The Buffalo Jump Returns to Falmouth This Fall

Chefs Brandon Baltzley and Laura Higgins-Baltzley's native Cape Cod dinner series is extended through November.

The Buffalo Jump Nightshades

The Buffalo Jump Nightshades: pressed eggplant and thyme blossoms, black mole of tobacco, peanut, hoja santo, and bitter chocolate with ground cherry, clam, and hot pepper relish. / Photo provided

Just because it’s the unofficial end of summer doesn’t mean you’ve missed your chance to try native Cape Cod cuisine at the Buffalo Jump. The ambitious summer dinner series by chefs Brandon Baltzley and Laura Higgins-Baltzley has been extended through mid-November.

“We have had a surprisingly strong turnout and reception,” Baltzey says. The Buffalo Jump debuted July 4 at Coonamessett Farm in East Falmouth, after the Baltzeys parted ways from Falmouth restaurant the 41-70 in order to dive deeper into native cooking—largely English, Portuguese, and Native American dishes, built with hyper-local, often foraged ingredients.

In October, the Buffalo Jump is moving to a to-be-announced, indoor location, still in Falmouth. Baltzley says they are waiting on one more licensing sign-off before announcing the place. The dinners will also move from Monday-Wednesday evenings to Thursday-Saturday.

The mobile license the Buffalo Jump has allows them to operate through December, so if the October and November dates sell well, they may extend the series again, Baltzley says. The couple continue to look for real estate to open their own brick-and-mortar, which is a longtime goal. Baltzley has two failed attempts behind him, with TMIP in Indianapolis, as well as the 41-70.

“We are not going to rush into things like we have in the past, and take the best offer and end up with a shitty investor again. We want to use our own money so we have full control of every aspect of the space as well, so we don’t end up with another bottle of snake oil,” he says.

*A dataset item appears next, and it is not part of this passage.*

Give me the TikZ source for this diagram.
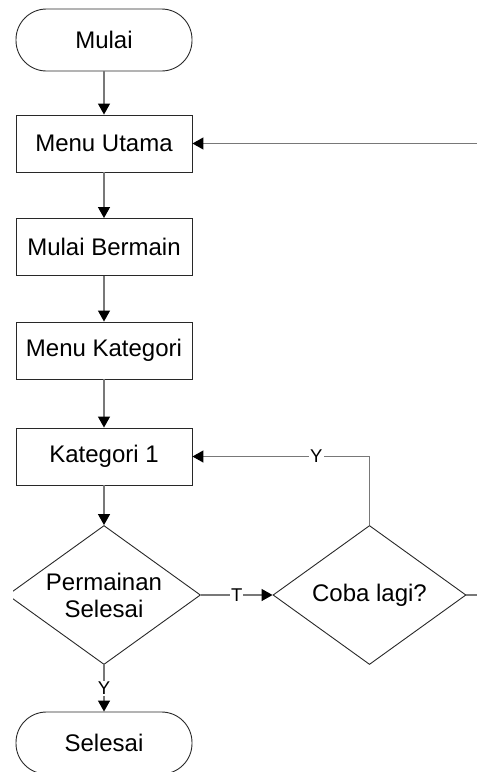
\documentclass[tikz,border=0pt]{standalone}
\usepackage{fontspec}
\setmainfont{Liberation Sans}
\usetikzlibrary{shapes.geometric,arrows.meta}
\definecolor{conn}{RGB}{120,120,120}
\definecolor{outl}{RGB}{40,40,40}
\begin{document}
\begin{tikzpicture}[x=1pt,y=-1pt,
  base/.style={draw=outl,line width=0.9pt,font=\fontsize{24}{27}\selectfont,align=center,inner sep=0pt},
  term/.style={base,rectangle,rounded corners=30.5pt,minimum width=176pt,minimum height=62pt},
  procbox/.style={base,rectangle,minimum width=176pt,minimum height=57pt},
  decision/.style={base,diamond,aspect=1.39,minimum width=193pt,minimum height=139pt},
  conline/.style={draw=conn,line width=1.3pt,-{Triangle[length=11pt,width=12pt,fill=black,color=black]}},
  plain/.style={draw=conn,line width=1.3pt},
  lbl/.style={fill=white,inner sep=1pt,font=\fontsize{18.5}{18.5}\selectfont}]
\useasboundingbox (0,0) rectangle (477,772);
\clip (13,0) rectangle (477,772);
\node[term] (mulai) at (104,40) {Mulai};
\node[procbox] (menu) at (104,143.5) {Menu Utama};
\node[procbox] (bermain) at (104,247) {Mulai Bermain};
\node[procbox] (kategori) at (104,350.5) {Menu Kategori};
\node[procbox] (kat1) at (104,456.5) {Kategori 1};
\node[decision] (perm) at (104,595) {Permainan\\Selesai};
\node[decision] (coba) at (369.5,595) {Coba lagi?};
\node[term] (selesai) at (104,743) {Selesai};
\coordinate (rtop) at (478,143.5);
\coordinate (rmid) at (478,595);
\coordinate (bend) at (369.5,456.5);
\draw[conline] (mulai) -- (menu);
\draw[conline] (rtop) -- (menu.east);
\draw[conline] (menu) -- (bermain);
\draw[conline] (bermain) -- (kategori);
\draw[conline] (kategori) -- (kat1);
\draw[conline] (kat1) -- (perm.north);
\draw[conline] (perm.east) -- node[lbl]{T} (coba.west);
\draw[plain] (coba.north) -- (bend);
\draw[conline] (bend) -- node[lbl,pos=0.3]{Y} (kat1.east);
\draw[plain] (coba.east) -- (rmid);
\draw[conline] (perm.south) -- node[lbl,pos=0.5]{Y} (selesai.north);
\end{tikzpicture}
\end{document}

Baltzley, formerly co-chef alongside Tim Maslow at Ribelle, has stints at Michelin-starred restaurants in New York City and Chicago on his resume, and he also staged at René Redzepi’s self-sustaining Noma in Copenhagen. Higgins-Baltzley is a Falmouth native who has cooked at Le Quartier Francais in South Africa, Chicago’s Trenchermen, and Ribelle.

The couple has been in Copenhagen for the past week to attend Noma’s annual MAD symposium​, an annual, invite-only meeting of chefs, academics, journalists, farmers, and venture capitalists. The Buffalo Jump has a few more Monday-Wednesday night dinners at Coonamessett Farm scheduled this month, but they will take a break the week of September 12 for a tour with the Crux Culinary Collective, an itinerant, co-operative dinner series Baltzley founded in 2011. They have four Midwestern stops planned, collaborating with chefs like Indianapolis’s Jonathan Brooks (Milktooth) and Ontario’s Kyle Paton (The Black Lodge, Grow Kitchen & Cafe).

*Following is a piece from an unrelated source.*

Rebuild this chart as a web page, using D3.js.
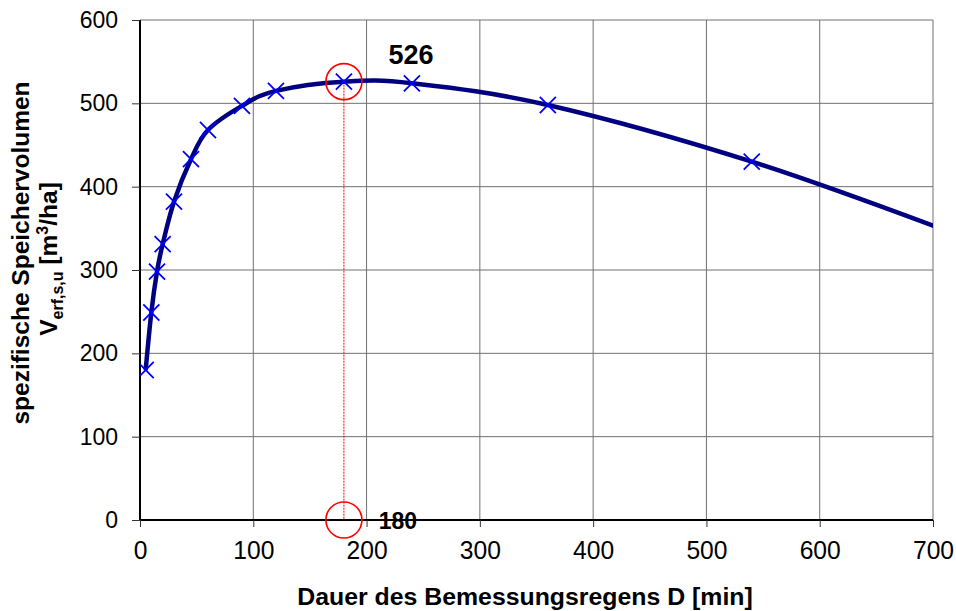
<!DOCTYPE html>
<html>
<head>
<meta charset="utf-8">
<script src="https://cdn.jsdelivr.net/npm/d3@7"></script>
<style>
  body { margin: 0; background: #fff; }
  svg { display: block; font-family: "Liberation Sans", Arial, sans-serif; }
</style>
</head>
<body>
<div id="chart"></div>
<script>
// Dauer des Bemessungsregens D [min] and spezifisches Speichervolumen [m3/ha]
var durations = [5, 10, 15, 20, 30, 45, 60, 90, 120, 180, 240, 360, 540, 720];
var volumes   = [180, 249, 298, 331, 382, 433, 468, 497, 515, 526, 524, 498, 430, 343];
var xTicks = [0, 100, 200, 300, 400, 500, 600, 700];
var yTicks = [0, 100, 200, 300, 400, 500, 600];

var margin = {top: 20, right: 23, bottom: 91, left: 140};
var width = 956 - margin.left - margin.right;
var height = 611 - margin.top - margin.bottom;

var data = durations.map(function(d, i) { return {d: d, v: volumes[i]}; });
var peak = data.reduce(function(a, b) { return b.v > a.v ? b : a; });

var x = d3.scaleLinear().domain([0, 700]).range([0, width]);
var y = d3.scaleLinear().domain([0, 600]).range([height, 0]);

var svg = d3.select("#chart").append("svg")
    .attr("width", 956)
    .attr("height", 611)
  .append("g")
    .attr("transform", "translate(" + margin.left + "," + margin.top + ")");

svg.append("clipPath").attr("id", "plot")
  .append("rect").attr("width", width).attr("height", height);

// gridlines
svg.append("g").selectAll("line").data(xTicks.slice(1)).enter().append("line")
    .attr("x1", function(d) { return x(d); }).attr("x2", function(d) { return x(d); })
    .attr("y1", 0).attr("y2", height)
    .attr("stroke", "#707070").attr("stroke-width", 1);
svg.append("g").selectAll("line").data(yTicks.slice(1)).enter().append("line")
    .attr("y1", function(d) { return y(d); }).attr("y2", function(d) { return y(d); })
    .attr("x1", 0).attr("x2", width)
    .attr("stroke", "#707070").attr("stroke-width", 1);

// y axis
var yAxis = svg.append("g")
    .call(d3.axisLeft(y).tickValues(yTicks).tickSize(8).tickPadding(14).tickFormat(d3.format("d")));
yAxis.select(".domain").attr("stroke", "#000").attr("stroke-width", 2).attr("d", "M0,0V" + height);
yAxis.selectAll(".tick line").attr("stroke", "#333");
yAxis.selectAll("text")
    .style("font-family", "Liberation Sans, Arial, sans-serif")
    .style("font-size", "23px")
    .attr("fill", "#000");

// x axis
var xAxis = svg.append("g")
    .attr("transform", "translate(0," + height + ")")
    .call(d3.axisBottom(x).tickValues(xTicks).tickSize(7).tickPadding(10).tickFormat(d3.format("d")));
xAxis.select(".domain").attr("stroke", "#000").attr("stroke-width", 2).attr("d", "M0,0H" + width);
xAxis.selectAll(".tick line").attr("stroke", "#333");
xAxis.selectAll("text")
    .style("font-family", "Liberation Sans, Arial, sans-serif")
    .style("font-size", "26.5px")
    .attr("fill", "#000")
    .attr("dy", "0.71em")
    .attr("y", 20)
    .attr("lengthAdjust", "spacingAndGlyphs")
    .attr("textLength", function() { return this.getComputedTextLength() * 0.93; });

// red dotted guide from the peak down to the x axis
svg.append("line")
    .attr("x1", x(peak.d)).attr("x2", x(peak.d))
    .attr("y1", y(peak.v)).attr("y2", y(0))
    .attr("stroke", "#ff0000").attr("stroke-width", 1)
    .attr("stroke-dasharray", "2,1");

// curve
var valueline = d3.line()
    .x(function(d) { return x(d.d); })
    .y(function(d) { return y(d.v); })
    .curve(d3.curveCardinal.tension(0));

var plot = svg.append("g").attr("clip-path", "url(#plot)");

plot.append("path")
    .datum(data)
    .attr("d", valueline)
    .attr("fill", "none")
    .attr("stroke", "#000080")
    .attr("stroke-width", 4.5);

// x markers
plot.selectAll(".marker")
    .data(data)
    .enter().append("path")
    .attr("class", "marker")
    .attr("transform", function(d) { return "translate(" + x(d.d) + "," + y(d.v) + ")"; })
    .attr("d", d3.symbol().type(d3.symbolTimes).size(170))
    .attr("fill", "none")
    .attr("stroke", "#0000ff")
    .attr("stroke-width", 1.8);

// red circles at the peak and on the axis
svg.selectAll(".ring")
    .data([peak.v, 0])
    .enter().append("circle")
    .attr("class", "ring")
    .attr("cx", x(peak.d))
    .attr("cy", function(d) { return y(d); })
    .attr("r", 18)
    .attr("fill", "none")
    .attr("stroke", "#ff0000")
    .attr("stroke-width", 1.6);

// peak labels
svg.append("text")
    .attr("x", x(peak.d) + 67)
    .attr("y", y(peak.v) - 18)
    .attr("text-anchor", "middle")
    .style("font-size", "27px")
    .style("font-weight", 700)
    .text(peak.v);

svg.append("text")
    .attr("x", x(peak.d) + 54)
    .attr("y", y(0) + 8.5)
    .attr("text-anchor", "middle")
    .style("font-size", "23px")
    .style("font-weight", 700)
    .text(peak.d);

// x axis title
svg.append("text")
    .attr("x", 525 - margin.left)
    .attr("y", 605 - margin.top)
    .attr("text-anchor", "middle")
    .style("font-size", "23px")
    .style("font-weight", 700)
    .attr("lengthAdjust", "spacingAndGlyphs")
    .text("Dauer des Bemessungsregens D [min]")
    .attr("textLength", function() { return this.getComputedTextLength() * 1.08; });

// y axis title, two lines
var yTitle = svg.append("g")
    .attr("transform", "translate(" + (-margin.left) + "," + (-margin.top) + ") rotate(-90)")
    .style("font-weight", 700);

yTitle.append("text")
    .attr("x", -253)
    .attr("y", 29)
    .attr("text-anchor", "middle")
    .style("font-size", "24.5px")
    .text("spezifische Speichervolumen");

var t2 = yTitle.append("text")
    .attr("x", -259)
    .attr("y", 57)
    .attr("text-anchor", "middle")
    .style("font-size", "24.5px");
t2.append("tspan").text("V");
t2.append("tspan").attr("dy", 6).style("font-size", "16px").text("erf,s,u");
t2.append("tspan").attr("dy", -6).text(" [m");
t2.append("tspan").attr("dy", -9).style("font-size", "16px").text("3");
t2.append("tspan").attr("dy", 9).text("/ha]");
</script>
</body>
</html>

“Some of the dishes we will be doing when we go on the road we will be using as a sort of R&D kitchen for the fall menu at the Buffalo Jump,” Baltzley says. “The menus at the Buffalo Jump have been very seafood-heavy, and we are looking forward to things like bay scallop season, squid season, etc. that come when the weather shifts cooler, however we are really looking forward to cooking some meat this fall. Our menu has been basically meat free and that will change starting this October.”

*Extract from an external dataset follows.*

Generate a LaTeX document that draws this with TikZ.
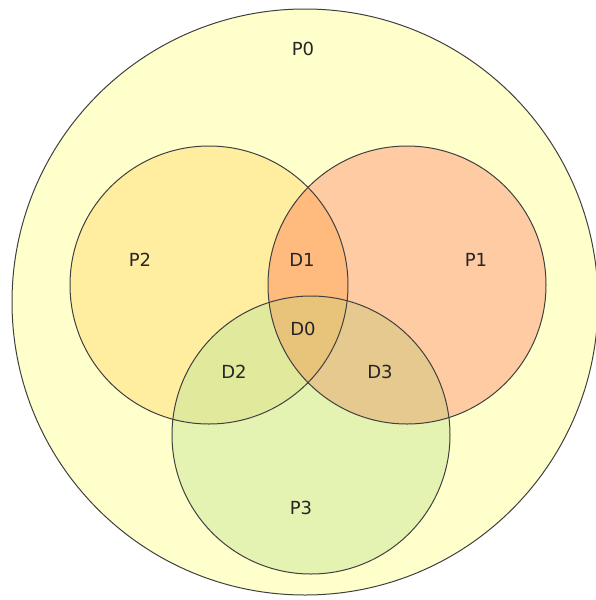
\documentclass[tikz,border=0pt]{standalone}
\usepackage{fontspec}
\setmainfont{DejaVu Sans}
\definecolor{cP0}{HTML}{FFFFCC}
\definecolor{cP2}{HTML}{FFEDA0}
\definecolor{cP1}{HTML}{FFCBA2}
\definecolor{cP3}{HTML}{E5F3B2}
\definecolor{cD1}{HTML}{FFBA7E}
\definecolor{cD0}{HTML}{E8C37A}
\definecolor{cD2}{HTML}{E0E99C}
\definecolor{cD3}{HTML}{E6C98F}
\tikzset{ring/.style={draw=black!75, line width=1pt},
  lbl/.style={font=\fontsize{18}{20}\selectfont, text=black!85}}
\begin{document}
\begin{tikzpicture}[x=1pt,y=-1pt]
\useasboundingbox (0,0) rectangle (596,600);
\coordinate (c0) at (305,302);
\coordinate (c2) at (209,285);
\coordinate (c1) at (407,285);
\coordinate (c3) at (311,435);
\fill[cP0] (c0) circle (293);
\fill[cP2] (c2) circle (139);
\fill[cP1] (c1) circle (139);
\fill[cP3] (c3) circle (139);
\begin{scope}
  \clip (c2) circle (139);
  \fill[cD1] (c1) circle (139);
  \fill[cD2] (c3) circle (139);
\end{scope}
\begin{scope}
  \clip (c1) circle (139);
  \fill[cD3] (c3) circle (139);
\end{scope}
\begin{scope}
  \clip (c1) circle (139);
  \clip (c2) circle (139);
  \fill[cD0] (c3) circle (139);
\end{scope}
\draw[ring] (c0) circle (293);
\draw[ring] (c2) circle (139);
\draw[ring] (c1) circle (139);
\draw[ring] (c3) circle (139);
\node[lbl] (p0) at (303,49) {P0};
\node[lbl] (p2) at (140,260) {P2};
\node[lbl] (p1) at (476,260) {P1};
\node[lbl] (d1) at (302,260) {D1};
\node[lbl] (d0) at (303,329) {D0};
\node[lbl] (d2) at (234,372) {D2};
\node[lbl] (d3) at (380,372) {D3};
\node[lbl] (p3) at (301,508) {P3};
\end{tikzpicture}
\end{document}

In Chicago, Baltzley is offering smoked corn and lichen porridge with fermented grasshopper and grilled flatbreads, and Higgins-Baltzley will serve roasted cauliflower in sour carrot and fish broth with lamb floss in Indianapolis.

The Buffalo Jump returns to Falmouth on Monday, September 5, and there are currently tickets available for dinners through November 12.